Somalia: Shilling Currency Printed in Sudan 'Postponed' From Entering Markets

Mogadishu — The Somali federal government says that Somali Shilling currency ordered by the previous Transitional Federal Government (TFG) and printed in Sudan will be 'postponed' from entering Somali markets until a later date, Garowe Online reports.

Somali President Hassan Sheikh Mohamud returned to Mogadishu after a two-day state visit to the Sudanese capital Khartoum, where he held talks with Sudanese President Omar al-Bashir on issues related to Somalia.

President Hassan told Mogadishu media on Thursday that discussions with the Sudanese leadership included signing a "cooperation agreement" between the two sides.

"Somalia and Sudan signed a Cooperation Agreement that covers Sudanese assistance in the sectors of water, institution-building and training support for training Somali police force," said President Hassan.

The Somali president indicated that the Sudanese government would "send technical experts to Somalia" to provide assistance in capacity building for government institutions, particularly financial institutions.
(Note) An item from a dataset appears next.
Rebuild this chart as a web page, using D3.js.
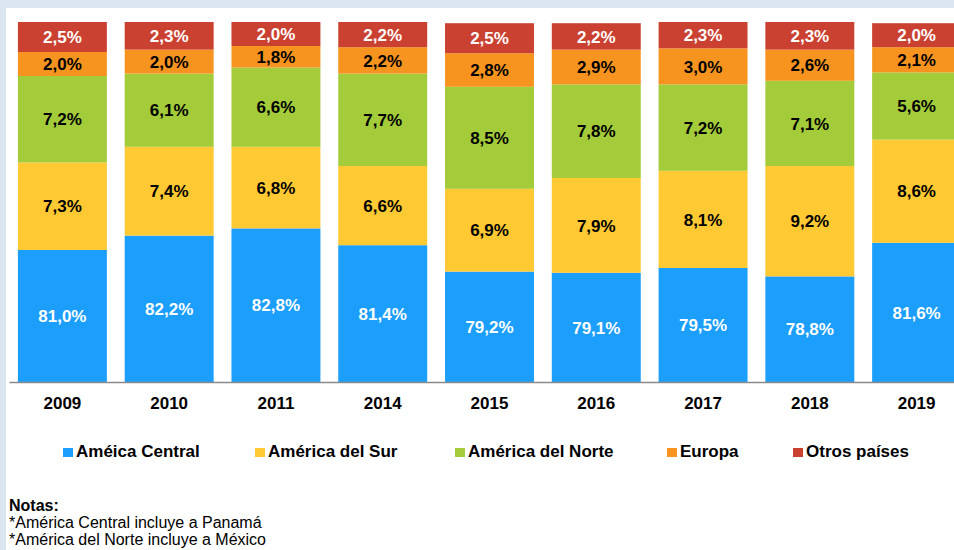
<!DOCTYPE html>
<html>
<head>
<meta charset="utf-8">
<script src="https://cdn.jsdelivr.net/npm/d3@7"></script>
<style>
  html, body { margin: 0; padding: 0; background: #dce6f1; }
  body { width: 954px; height: 550px; overflow: hidden; position: relative; }
  svg { position: absolute; left: 0; top: 0; }
</style>
</head>
<body>
<svg id="chart" width="954" height="550"></svg>
<script>
// data
var years = ["2009", "2010", "2011", "2014", "2015", "2016", "2017", "2018", "2019"];
var centralAmerica = [81.0, 82.2, 82.8, 81.4, 79.2, 79.1, 79.5, 78.8, 81.6];
var southAmerica   = [7.3, 7.4, 6.8, 6.6, 6.9, 7.9, 8.1, 9.2, 8.6];
var northAmerica   = [7.2, 6.1, 6.6, 7.7, 8.5, 7.8, 7.2, 7.1, 5.6];
var europe         = [2.0, 2.0, 1.8, 2.2, 2.8, 2.9, 3.0, 2.6, 2.1];
var others         = [2.5, 2.3, 2.0, 2.2, 2.5, 2.2, 2.3, 2.3, 2.0];

var seriesNames = ["Améica Central", "América del Sur", "América del Norte", "Europa", "Otros países"];
var seriesKeys = ["central", "sur", "norte", "europa", "otros"];
var colors = ["#1b9efc", "#ffc933", "#a3cb3a", "#f7941f", "#cb4131"];
var labelColors = ["#fff", "#000", "#000", "#000", "#fff"];
var notes = ["Notas:", "*América Central incluye a Panamá", "*América del Norte incluye a México"];

var font = "Liberation Sans, Arial, sans-serif";
var svg = d3.select("#chart");

// white panel
svg.append("rect")
    .attr("x", 6).attr("y", 8)
    .attr("width", 960).attr("height", 560)
    .attr("fill", "#fff");

var table = years.map(function(y, i) {
  return {year: y, central: centralAmerica[i], sur: southAmerica[i],
          norte: northAmerica[i], europa: europe[i], otros: others[i]};
});

var xScale = d3.scaleBand()
    .domain(years)
    .range([9, 970])
    .paddingInner(0.167)
    .paddingOuter(0.0835);

// the original axis does not start at zero
var yScale = d3.scaleLinear()
    .domain([70, 100])
    .range([382, 22]);

var stack = d3.stack().keys(seriesKeys)(table);

var layers = svg.selectAll(".layer")
  .data(stack)
  .enter().append("g")
    .attr("class", "layer")
    .attr("fill", function(d, i) { return colors[i]; });

layers.selectAll("rect")
  .data(function(d) { return d; })
  .enter().append("rect")
    .attr("x", function(d) { return xScale(d.data.year); })
    .attr("y", function(d) { return yScale(Math.min(d[1], 100)); })
    .attr("width", xScale.bandwidth())
    .attr("height", function(d) {
      var lo = Math.max(d[0], 70);
      return yScale(lo) - yScale(Math.min(d[1], 100));
    });

var fmt = function(v) { return v.toFixed(1).replace(".", ",") + "%"; };

stack.forEach(function(layer, i) {
  svg.append("g")
    .selectAll("text")
    .data(layer)
    .enter().append("text")
      .attr("x", function(d) { return xScale(d.data.year) + xScale.bandwidth() / 2; })
      .attr("y", function(d) {
        var lo = Math.max(d[0], 70), hi = Math.min(d[1], 100);
        return (yScale(lo) + yScale(hi)) / 2;
      })
      .attr("dy", "0.36em")
      .attr("text-anchor", "middle")
      .attr("font-family", font)
      .attr("font-weight", "bold")
      .attr("font-size", 17)
      .attr("fill", labelColors[i])
      .text(function(d) { return fmt(d[1] - d[0]); });
});

// x axis
var xAxis = d3.axisBottom(xScale).tickSize(0).tickPadding(15);
var gx = svg.append("g")
    .attr("transform", "translate(0,382)")
    .call(xAxis);
gx.select(".domain").attr("stroke", "#8a8a8a").attr("stroke-width", 1.5);
gx.selectAll("text")
    .attr("font-family", font)
    .attr("font-weight", "bold")
    .attr("font-size", 17)
    .attr("fill", "#000");

// legend
var legendX = [63, 255, 455, 667, 793];
var legend = svg.append("g")
  .selectAll("g")
  .data(seriesNames)
  .enter().append("g")
    .attr("transform", function(d, i) { return "translate(" + legendX[i] + ",452)"; });
legend.append("rect")
    .attr("x", 0).attr("y", -4)
    .attr("width", 10).attr("height", 9)
    .attr("fill", function(d, i) { return colors[i]; });
legend.append("text")
    .attr("x", 13)
    .attr("y", 5)
    .attr("font-family", font)
    .attr("font-weight", "bold")
    .attr("font-size", 17)
    .attr("fill", "#000")
    .text(function(d) { return d; });

// notes
svg.append("g")
  .selectAll("text")
  .data(notes)
  .enter().append("text")
    .attr("x", 9)
    .attr("y", function(d, i) { return 511 + i * 17; })
    .attr("font-family", font)
    .attr("font-weight", function(d, i) { return i == 0 ? "bold" : "normal"; })
    .attr("font-size", 16)
    .attr("fill", "#000")
    .text(function(d) { return d; });
</script>
</body>
</html>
Continuing, President Hassan said newly printed Somali Shilling currency in Sudan, which includes up to 50,000-Shilling banknote unseen in Somalia, will be "postponed" from entering Somali markets, pending the strengthening of financial institutions capacity in Somalia.

Financial experts in Somalia say the Shilling currency has experienced deflation since early 2011, in part due to shortage of Shilling banknotes in Somali markets.

Puntland government in northern Somalia, which falls under the Federal Constitution of Somalia, has previously warned against injecting Somali markets with new currency without a planned consultative approach.